R7: E a imagem do negro no ensino?
Priscila Dias: Já como é feita a construção da imagem do negro no ensino, está pautada em uma currículo extremamente limitador do papel do negro na sociedade brasileira e no papel da África no mundo. Quando falamos do currículo de História especificamente, nós temos um século XVI, quando os africanos vão aparecer na História já como escravos. E em 1888, libertam-se os escravos africanos e deixam de existir na História. Ou seja, o negro vai entrar na História como escravo e vai sair da História quando se torna liberto.
A gente tem a Primeira Guerra Mundial, quando a História não fala de um continente negro, de soldados negros africanos. Temos a Segunda Guerra Mundial, a Guerra Fria, a Ditadura Militar, temos a Redemocratização e o negro sumiu pós 1888 da História do Brasil. A construção de alguém naturalmente escravo, de uma passividade, de uma África invadida, submissa, subnutrida, a gente não tem conhecido do reino do Mali, por exemplo.
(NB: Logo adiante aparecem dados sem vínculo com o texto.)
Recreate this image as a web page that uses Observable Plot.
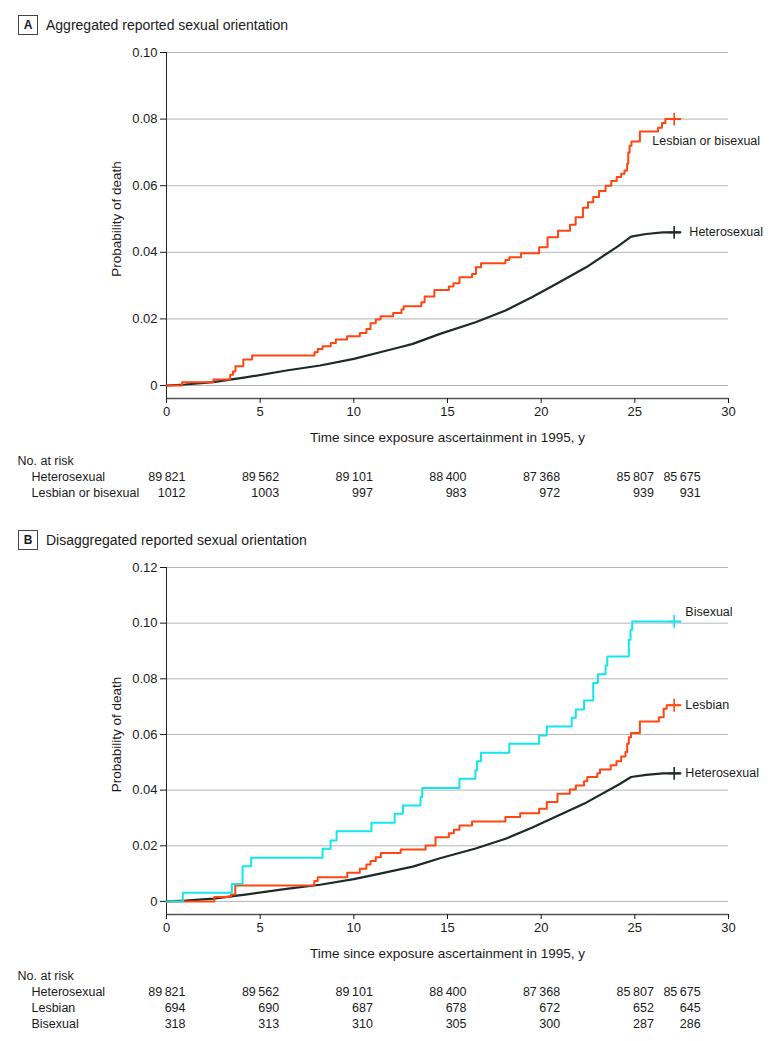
<!DOCTYPE html>
<html><head><meta charset="utf-8">
<script src="https://cdn.jsdelivr.net/npm/d3@7"></script>
<script src="https://cdn.jsdelivr.net/npm/@observablehq/plot@0.6"></script>
<style>
body{margin:0;background:#fff;font-family:"Liberation Sans",Arial,sans-serif;color:#1a1a1a;}
#page{position:relative;width:780px;height:1041px;overflow:hidden;}
.hdr{position:absolute;left:0;height:24px;display:flex;align-items:center;font-size:14px;}
.box{margin-left:18px;width:18px;height:18px;border:1px solid #444;display:flex;align-items:center;justify-content:center;font-weight:bold;font-size:12px;}
.ttl{margin-left:8px;}
.panel{position:absolute;left:0;}
</style></head><body><div id="page">
<div class="hdr" style="top:13px"><div class="box">A</div><div class="ttl">Aggregated reported sexual orientation</div></div>
<div class="panel" id="pA" style="top:37px"></div>
<div class="hdr" style="top:528px"><div class="box">B</div><div class="ttl">Disaggregated reported sexual orientation</div></div>
<div class="panel" id="pB" style="top:552px"></div>
</div>
<script>
// ---- data ----
const timeTicks = [0, 5, 10, 15, 20, 25, 30];
const yTicksA = [0, 0.02, 0.04, 0.06, 0.08, 0.10];
const yTicksB = [0, 0.02, 0.04, 0.06, 0.08, 0.10, 0.12];
const riskTimes = [0, 5, 10, 15, 20, 25, 27.5];
const riskHetero = [89821, 89562, 89101, 88400, 87368, 85807, 85675];
const riskLGB = [1012, 1003, 997, 983, 972, 939, 931];
const riskLesbian = [694, 690, 687, 678, 672, 652, 645];
const riskBisexual = [318, 313, 310, 305, 300, 287, 286];

// Heterosexual cumulative probability (many small steps -> smooth)
const heteroT = [0, 1, 2.5, 4.3, 6.4, 8.2, 10, 11.4, 12.45, 13.15, 14.6, 16.5, 18.1, 19.5, 20.8, 22.4, 24.15, 24.8, 25.6, 26.5, 27.43];
const heteroP = [0, 0.0003, 0.001, 0.0025, 0.0045, 0.006, 0.008, 0.010, 0.0115, 0.0125, 0.0155, 0.019, 0.0225, 0.0265, 0.0305, 0.0355, 0.042, 0.0447, 0.0455, 0.046, 0.046];

// Lesbian or bisexual (panel A), step times and values after each step
const lgbT = [0, 0.83, 2.5, 3.4, 3.55, 3.68, 4.1, 4.57, 7.9, 8.07, 8.33, 8.77, 9.04, 9.64, 10.32, 10.67, 10.89, 11.17, 11.43, 12.1, 12.54, 12.66, 13.6, 13.78, 14.3, 15.07, 15.32, 15.64, 16.31, 16.52, 16.79, 18.09, 18.3, 18.92, 19.89, 20.34, 20.9, 21.54, 21.84, 22.23, 22.5, 22.78, 23.09, 23.44, 23.74, 24.03, 24.27, 24.45, 24.59, 24.65, 24.72, 24.82, 25.27, 26.24, 26.45, 26.63, 27.43];
const lgbP = [0, 0.001, 0.0018, 0.0032, 0.0042, 0.0058, 0.0078, 0.009, 0.010, 0.011, 0.0118, 0.0128, 0.0138, 0.0148, 0.0158, 0.017, 0.0187, 0.0198, 0.0208, 0.0218, 0.0228, 0.0238, 0.025, 0.0267, 0.0287, 0.0297, 0.0307, 0.0325, 0.0335, 0.0355, 0.0367, 0.0377, 0.0385, 0.0397, 0.0415, 0.0445, 0.0465, 0.0483, 0.0505, 0.0534, 0.055, 0.0566, 0.0584, 0.060, 0.0614, 0.0626, 0.0636, 0.0646, 0.0666, 0.070, 0.072, 0.0733, 0.0763, 0.0774, 0.0788, 0.080, 0.080];

// Lesbian (panel B)
const lesT = [0, 2.55, 3.44, 3.67, 7.89, 8.07, 9.65, 10.32, 10.67, 10.89, 11.17, 11.44, 12.5, 13.83, 14.36, 15.07, 15.34, 15.64, 16.31, 18.09, 18.88, 19.89, 20.3, 20.87, 21.53, 21.85, 22.29, 22.46, 23.0, 23.14, 23.71, 24.02, 24.27, 24.5, 24.59, 24.68, 24.8, 25.27, 26.28, 26.54, 26.7, 27.43];
const lesP = [0, 0.0016, 0.0025, 0.0057, 0.0073, 0.0087, 0.0103, 0.0117, 0.0133, 0.0145, 0.0159, 0.0174, 0.0187, 0.0201, 0.0231, 0.0245, 0.0258, 0.0273, 0.0287, 0.0303, 0.0317, 0.0333, 0.0357, 0.0387, 0.0402, 0.0417, 0.0432, 0.0447, 0.0461, 0.0474, 0.0489, 0.0504, 0.0521, 0.0537, 0.0567, 0.059, 0.0605, 0.0647, 0.0662, 0.0692, 0.0705, 0.0705];

// Bisexual (panel B)
const bisT = [0, 0.87, 3.49, 4.06, 4.52, 8.33, 8.76, 9.08, 10.94, 12.18, 12.62, 13.56, 13.65, 15.64, 16.49, 16.58, 16.79, 18.3, 19.89, 20.3, 21.63, 21.85, 22.29, 22.78, 23.03, 23.44, 23.53, 24.68, 24.77, 24.86, 27.43];
const bisP = [0, 0.0031, 0.0063, 0.0126, 0.0157, 0.0189, 0.0219, 0.0252, 0.0283, 0.0315, 0.0345, 0.0375, 0.0408, 0.0441, 0.0471, 0.0504, 0.0534, 0.0567, 0.0596, 0.0629, 0.066, 0.069, 0.0722, 0.0785, 0.0816, 0.0848, 0.088, 0.094, 0.0976, 0.1006, 0.1006];

const censorT = 27.1;

// ---- styling ----
const C_HET = "#1c2a2a", C_ORA = "#ff4612", C_CYA = "#14e6ee";
const FONT = "'Liberation Sans', Arial, sans-serif";
const INK = "#1a1a1a";

const pts = (T, P) => T.map((t, i) => ({t, p: P[i]}));
const fmtN = n => n >= 10000 ? String(n).replace(/(\d{2})(\d{3})$/, "$1\u2009$2") : String(n);
const yFmt = d => d === 0 ? "0" : d.toFixed(2);
const lastP = P => P[P.length - 1];
const stepAt = (T, P, t) => { let v = 0; T.forEach((x, i) => { if (x <= t) v = P[i]; }); return v; };

function riskRows(rows, dy0) {
  const marks = [
    Plot.text(["No. at risk"], {text: d => d, frameAnchor: "bottom-left", dx: -149, dy: dy0, textAnchor: "start", lineAnchor: "middle", fontSize: 12.5, fill: INK})
  ];
  rows.forEach((r, k) => {
    const dy = dy0 + 16.3 * (k + 1);
    marks.push(Plot.text([r.name], {text: d => d, frameAnchor: "bottom-left", dx: -135, dy, textAnchor: "start", lineAnchor: "middle", fontSize: 12.5, fill: INK}));
    marks.push(Plot.text(riskTimes.map((t, i) => ({t, n: r.values[i]})), {x: "t", text: d => fmtN(d.n), frameAnchor: "bottom", dx: 19, dy, textAnchor: "end", lineAnchor: "middle", fontSize: 12.5, fill: INK}));
  });
  return marks;
}

function frameMarks(yTicks, yMin) {
  const yTop = yTicks[yTicks.length - 1];
  return [
    Plot.ruleY(yTicks, {stroke: "#b5b5b5", strokeWidth: 1}),
    Plot.ruleX([0], {stroke: "#222", strokeWidth: 1}),
    Plot.ruleY([yMin], {stroke: "#555", strokeWidth: 1.6}),
    Plot.axisY({ticks: yTicks, tickFormat: yFmt, tickSize: 6, tickPadding: 3, label: null, fill: INK}),
    Plot.axisX({ticks: timeTicks, tickSize: 5, tickPadding: 3, label: null, fill: INK}),
    Plot.text([yTop / 2], {y: d => d, text: () => "Probability of death", frameAnchor: "left", textAnchor: "middle", lineAnchor: "middle", dx: -50, rotate: -90, fontSize: 13.5, fill: INK}),
    Plot.text(["Time since exposure ascertainment in 1995, y"], {text: d => d, frameAnchor: "bottom", lineAnchor: "middle", dy: 39, fontSize: 13.5, fill: INK})
  ];
}

const common = {width: 780, marginLeft: 166, marginRight: 52, marginTop: 15, style: {fontFamily: FONT, fontSize: "13px", background: "white", overflow: "visible"}};

// ---- Panel A ----
const yMinA = -0.0039;
const plotA = Plot.plot({
  ...common,
  height: 491, marginBottom: 130,
  x: {domain: [0, 30]},
  y: {domain: [yMinA, 0.10]},
  marks: [
    ...frameMarks(yTicksA, yMinA),
    Plot.line(pts(heteroT, heteroP), {x: "t", y: "p", stroke: C_HET, strokeWidth: 2.2}),
    Plot.line(pts(lgbT, lgbP), {x: "t", y: "p", stroke: C_ORA, strokeWidth: 2, curve: "step-after"}),
    Plot.dot([{t: censorT, p: lastP(heteroP)}], {x: "t", y: "p", symbol: "plus", r: 4.2, stroke: C_HET, strokeWidth: 1.6}),
    Plot.dot([{t: censorT, p: stepAt(lgbT, lgbP, censorT)}], {x: "t", y: "p", symbol: "plus", r: 4.2, stroke: C_ORA, strokeWidth: 1.6}),
    Plot.text([{t: lgbT[lgbT.length - 1], p: lastP(lgbP)}], {x: "t", y: "p", text: () => "Lesbian or bisexual", dx: -28, dy: 22, textAnchor: "start", fontSize: 12.5, fill: INK}),
    Plot.text([{t: heteroT[heteroT.length - 1], p: lastP(heteroP)}], {x: "t", y: "p", text: () => "Heterosexual", dx: 9, dy: 0, textAnchor: "start", fontSize: 12.5, fill: INK}),
    ...riskRows([{name: "Heterosexual", values: riskHetero}, {name: "Lesbian or bisexual", values: riskLGB}], 62)
  ]
});
document.getElementById("pA").append(plotA);

// ---- Panel B ----
const yMinB = -0.0047;
const plotB = Plot.plot({
  ...common,
  height: 489, marginBottom: 127,
  x: {domain: [0, 30]},
  y: {domain: [yMinB, 0.12]},
  marks: [
    ...frameMarks(yTicksB, yMinB),
    Plot.line(pts(heteroT, heteroP), {x: "t", y: "p", stroke: C_HET, strokeWidth: 2.2}),
    Plot.line(pts(lesT, lesP), {x: "t", y: "p", stroke: C_ORA, strokeWidth: 2, curve: "step-after"}),
    Plot.line(pts(bisT, bisP), {x: "t", y: "p", stroke: C_CYA, strokeWidth: 2, curve: "step-after"}),
    Plot.dot([{t: censorT, p: lastP(heteroP)}], {x: "t", y: "p", symbol: "plus", r: 4.2, stroke: C_HET, strokeWidth: 1.6}),
    Plot.dot([{t: censorT, p: stepAt(lesT, lesP, censorT)}], {x: "t", y: "p", symbol: "plus", r: 4.2, stroke: C_ORA, strokeWidth: 1.6}),
    Plot.dot([{t: censorT, p: stepAt(bisT, bisP, censorT)}], {x: "t", y: "p", symbol: "plus", r: 4.2, stroke: C_CYA, strokeWidth: 1.6}),
    Plot.text([{t: bisT[bisT.length - 1], p: lastP(bisP)}], {x: "t", y: "p", text: () => "Bisexual", dx: 5, dy: -9, textAnchor: "start", fontSize: 12.5, fill: INK}),
    Plot.text([{t: lesT[lesT.length - 1], p: lastP(lesP)}], {x: "t", y: "p", text: () => "Lesbian", dx: 5, dy: 0, textAnchor: "start", fontSize: 12.5, fill: INK}),
    Plot.text([{t: heteroT[heteroT.length - 1], p: lastP(heteroP)}], {x: "t", y: "p", text: () => "Heterosexual", dx: 5, dy: 0, textAnchor: "start", fontSize: 12.5, fill: INK}),
    ...riskRows([{name: "Heterosexual", values: riskHetero}, {name: "Lesbian", values: riskLesbian}, {name: "Bisexual", values: riskBisexual}], 61)
  ]
});
document.getElementById("pB").append(plotB);
</script>
</body></html>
A iconografia do negro na História do Brasil é essa, de escravos passivos e subalternos, a África como uma coisa só e é justamente nisso que precisamos readequar essa compreensão do negro. Porque dizer para um aluno que ele é descendente de escravos gera um sentimento que é totalmente diferente de eu dizer para um aluno, que ele foi descendente de reis e rainhas que foram escravizados. Essa construção do negro como passivo, faz com que o aluno negro tenha muita vergonha de si, muito vergonha da sua cor, do seu fenótipo...Muito comum ouvir dizer: o negro é racista! E, sim, somos criados odiando a textura do cabelo, o contorno do nariz, a espessura dos lábios...

R7: uma educação melhor com mais investimento por parte do estado pode ajudar a melhorar as chances de mobilidade social nas periferias?

Priscila Dias: Eu acredito sim que um maior investimento pode finalizar em mobilidade social, mas não só isso. A educação hoje se volta para o mercado de trabalho, mas é preciso questionar que mercado é esse? É um mercado em que se ganha de 800 a 1500 reais por mês. Esse é o mercado de trabalho para o qual a nossa escola educa nossas crianças. Então, eu acredito sim que um maior investimento venha a melhorar a mobilidade social, mas é importante que a educação reveja o seu propósito, porque se for com maior investimento e mesmo assim a escola não se propor a essa função social, não haverá mobilidade. Acredito que a mobilidade viria de uma outra organização, uma outra compreensão do papel da escola na sociedade.
R7: como foi participar do documentário Flores de Baobá?
Priscila Dias: Participar do Flores tem sido incrível, principalmente dentro dessa perspectiva que a realidade brasileira dialogue com a realidade negra de países de primeiro mundo, como os Estados Unidos. Ter essa outra visão de um país do primeiro mundo em relação a questão negra, me abriu os olhos frente aos lugares que receberam a escravização negra nas Américas e, como é importantíssimo a gente pensar esse Brasil, essa América Latina, a partir da colonização, a partir do colonizado. Então essa proposta de olhar para o outro lado, a proposta da descolonização, não só do saber, mas da metodologia e da pedagogia tem sido uma experiência incrível. Repensar essa pedagogia e essa metodologia junto com o Flores de Baobá. A participação no filme, me possibilita essa nova visão da colonização nas Américas como um todo.